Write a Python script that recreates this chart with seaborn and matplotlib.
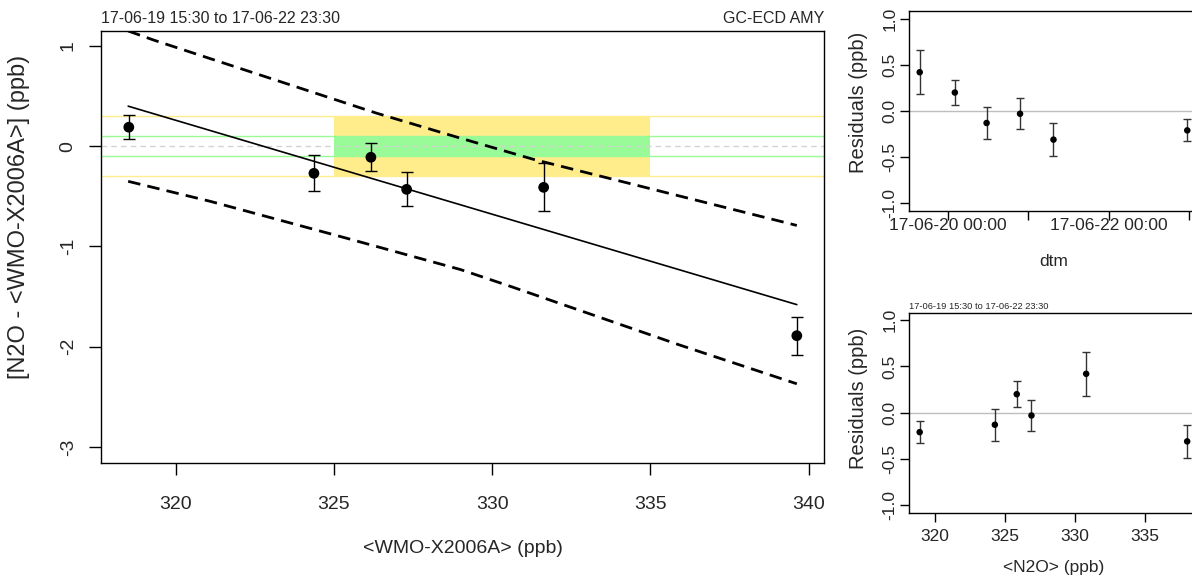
import numpy as np
import pandas as pd
import matplotlib
matplotlib.use("Agg")
import matplotlib.pyplot as plt
import seaborn as sns

# ---------------- data (one entry per sample, in time order) ----------------
dtm = ["2017-06-19 15:30", "2017-06-20 02:00", "2017-06-20 11:30",
       "2017-06-20 21:30", "2017-06-21 07:30", "2017-06-22 23:30"]
wmo_ref = [331.63, 326.17, 324.37, 327.30, 339.63, 318.52]      # <WMO-X2006A> (ppb)
diff = [-0.41, -0.11, -0.27, -0.43, -1.89, 0.19]                # N2O - <WMO-X2006A>
diff_err = [0.24, 0.14, 0.18, 0.17, 0.19, 0.12]
n2o = [330.8, 325.85, 324.29, 326.9, 338.0, 318.93]             # <N2O> (ppb)
resid = [0.42, 0.20, -0.13, -0.03, -0.31, -0.21]                # residuals (ppb)
resid_err = [0.24, 0.14, 0.175, 0.17, 0.18, 0.12]

# fit line and prediction band
fit_x = [318.5, 339.63]
fit_y = [0.40, -1.58]
upper_x = [318.5, 319.3, 326.35, 328.9, 331.3, 339.63]
upper_y = [1.15, 1.06, 0.33, 0.09, -0.13, -0.79]
lower_x = [318.5, 321.1, 325.2, 329.0, 330.6, 335.9, 339.63]
lower_y = [-0.35, -0.55, -0.90, -1.23, -1.40, -1.98, -2.37]

# tolerance zones
tol_outer = 0.3
tol_inner = 0.1
zone_lo, zone_hi = 325.0, 335.0

main_xticks = [320, 325, 330, 335, 340]
main_yticks = [1, 0, -1, -2, -3]
res_yticks = [1.0, 0.5, 0.0, -0.5, -1.0]
res_xticks = [320, 325, 330, 335]
dtm_ticks = ["2017-06-20 00:00", "2017-06-21 00:00", "2017-06-22 00:00", "2017-06-23 00:00"]
dtm_ticklabels = ["17-06-20 00:00", "", "17-06-22 00:00", ""]

period = "17-06-19 15:30 to 17-06-22 23:30"
instrument = "GC-ECD AMY"

# ---------------- style ----------------
sns.set_style("ticks")
plt.rcParams['font.family'] = ['Liberation Sans', 'DejaVu Sans']
plt.rcParams['axes.linewidth'] = 1.0
plt.rcParams['axes.edgecolor'] = 'black'

df = pd.DataFrame({"dtm": pd.to_datetime(dtm), "wmo": wmo_ref, "diff": diff,
                   "diff_err": diff_err, "n2o": n2o, "resid": resid,
                   "resid_err": resid_err})
band_up = pd.DataFrame({"x": upper_x, "y": upper_y})
band_lo = pd.DataFrame({"x": lower_x, "y": lower_y})
fit = pd.DataFrame({"x": fit_x, "y": fit_y})

YELLOW = "#FFEC8B"
GREEN = "#98FB98"

fig = plt.figure(figsize=(11.92, 5.76), dpi=100)
ax = fig.add_axes([0.0847, 0.1962, 0.6066, 0.7500])
ax_t = fig.add_axes([0.7626, 0.6342, 0.2424, 0.3462])
ax_b = fig.add_axes([0.7626, 0.1099, 0.2424, 0.3472])

# ---------------- main panel ----------------
ax.set_xlim(317.64, 340.49)
ax.set_ylim(-3.16, 1.15)
ax.fill_between([zone_lo, zone_hi], -tol_outer, tol_outer, color=YELLOW, lw=0, zorder=1)
ax.fill_between([zone_lo, zone_hi], -tol_inner, tol_inner, color=GREEN, lw=0, zorder=1.1)
for v in (tol_outer, -tol_outer):
    ax.axhline(v, color=YELLOW, lw=1.0, zorder=1.2)
for v in (tol_inner, -tol_inner):
    ax.axhline(v, color=GREEN, lw=1.0, zorder=1.2)
ax.axhline(0, color="#D3D3D3", lw=1.0, ls=(0, (4, 3)), zorder=1.3)

sns.lineplot(data=fit, x="x", y="y", ax=ax, color="black", lw=1.2, zorder=3,
             sort=False, estimator=None)
for b in (band_up, band_lo):
    sns.lineplot(data=b, x="x", y="y", ax=ax, color="black", lw=2.0, zorder=3,
                 sort=False, estimator=None, dashes=False).lines[-1].set_dashes((4.5, 2.6))

ax.errorbar(df["wmo"], df["diff"], yerr=df["diff_err"], fmt="none", ecolor="black",
            elinewidth=1.0, capsize=4.2, capthick=1.0, zorder=4)
sns.scatterplot(data=df, x="wmo", y="diff", ax=ax, color="black", s=60,
                edgecolor="none", zorder=5)

ax.set_xticks(main_xticks)
ax.set_yticks(main_yticks)
ax.set_yticklabels([str(t) for t in main_yticks])
ax.tick_params(axis="both", labelsize=14, length=8.5, width=1.0, color="black")
ax.tick_params(axis="x", pad=15)
ax.tick_params(axis="y", pad=9, labelrotation=90)
for lab in ax.get_yticklabels():
    lab.set_va("center")
ax.set_xlabel("<WMO-X2006A> (ppb)", fontsize=14, labelpad=20)
ax.set_ylabel("")
fig.text(19 / 1192, 1 - 217 / 576, "[N2O - <WMO-X2006A>] (ppb)", rotation=90,
         ha="center", va="center", fontsize=17)
ax.text(0.0, 1.012, period, transform=ax.transAxes, ha="left", va="bottom", fontsize=11.5)
ax.text(1.0, 1.012, instrument, transform=ax.transAxes, ha="right", va="bottom", fontsize=11.5)
for s in ax.spines.values():
    s.set_visible(True)

# ---------------- residuals vs time ----------------
t0 = pd.Timestamp("2017-06-19 12:18")
t1 = pd.Timestamp("2017-06-23 02:42")
ax_t.set_xlim(t0, t1)
ax_t.set_ylim(-1.08, 1.08)
ax_t.axhline(0, color="#BEBEBE", lw=1.0, zorder=1)
ax_t.errorbar(df["dtm"], df["resid"], yerr=df["resid_err"], fmt="none", ecolor="#333333",
              elinewidth=1.0, capsize=2.8, capthick=1.0, zorder=3)
sns.scatterplot(data=df, x="dtm", y="resid", ax=ax_t, color="black", s=22,
                edgecolor="none", zorder=4)
ax_t.set_xticks(pd.to_datetime(dtm_ticks))
ax_t.set_xticklabels(dtm_ticklabels)
ax_t.set_yticks(res_yticks)
ax_t.set_yticklabels([f"{v:.1f}" for v in res_yticks])
ax_t.tick_params(axis="both", labelsize=12.5, length=6.5, width=1.0, color="black")
ax_t.tick_params(axis="x", pad=-1)
ax_t.tick_params(axis="y", pad=2, labelrotation=90)
for lab in ax_t.get_yticklabels():
    lab.set_va("center")
ax_t.set_xlabel("dtm", fontsize=12.5, labelpad=15)
ax_t.set_ylabel("")
fig.text(858 / 1192, 1 - 102 / 576, "Residuals (ppb)", rotation=90, ha="center",
         va="center", fontsize=14.5)

# ---------------- residuals vs N2O ----------------
ax_b.set_xlim(318.17, 338.77)
ax_b.set_ylim(-1.08, 1.08)
ax_b.axhline(0, color="#BEBEBE", lw=1.0, zorder=1)
ax_b.errorbar(df["n2o"], df["resid"], yerr=df["resid_err"], fmt="none", ecolor="#333333",
              elinewidth=1.0, capsize=2.8, capthick=1.0, zorder=3)
sns.scatterplot(data=df, x="n2o", y="resid", ax=ax_b, color="black", s=22,
                edgecolor="none", zorder=4)
ax_b.set_xticks(res_xticks)
ax_b.set_yticks(res_yticks)
ax_b.set_yticklabels([f"{v:.1f}" for v in res_yticks])
ax_b.tick_params(axis="both", labelsize=12.5, length=6.5, width=1.0, color="black")
ax_b.tick_params(axis="x", pad=5)
ax_b.tick_params(axis="y", pad=2, labelrotation=90)
for lab in ax_b.get_yticklabels():
    lab.set_va("center")
ax_b.set_xlabel("<N2O> (ppb)", fontsize=12.5, labelpad=12)
ax_b.set_ylabel("")
fig.text(858 / 1192, 1 - 398 / 576, "Residuals (ppb)", rotation=90, ha="center",
         va="center", fontsize=14.5)
ax_b.text(0.0, 1.01, period, transform=ax_b.transAxes, ha="left", va="bottom", fontsize=6.7)

fig.savefig("out.png", dpi=100)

---------------

§ **Your instructions**: Leave out any pictures, please, and quote only the lines from the top of the data through the line that contains "import seaborn as sns".

§ **Answer to this exercise**:
Write a Python script that recreates this chart with seaborn and matplotlib.
import numpy as np
import pandas as pd
import matplotlib
matplotlib.use("Agg")
import matplotlib.pyplot as plt
import seaborn as sns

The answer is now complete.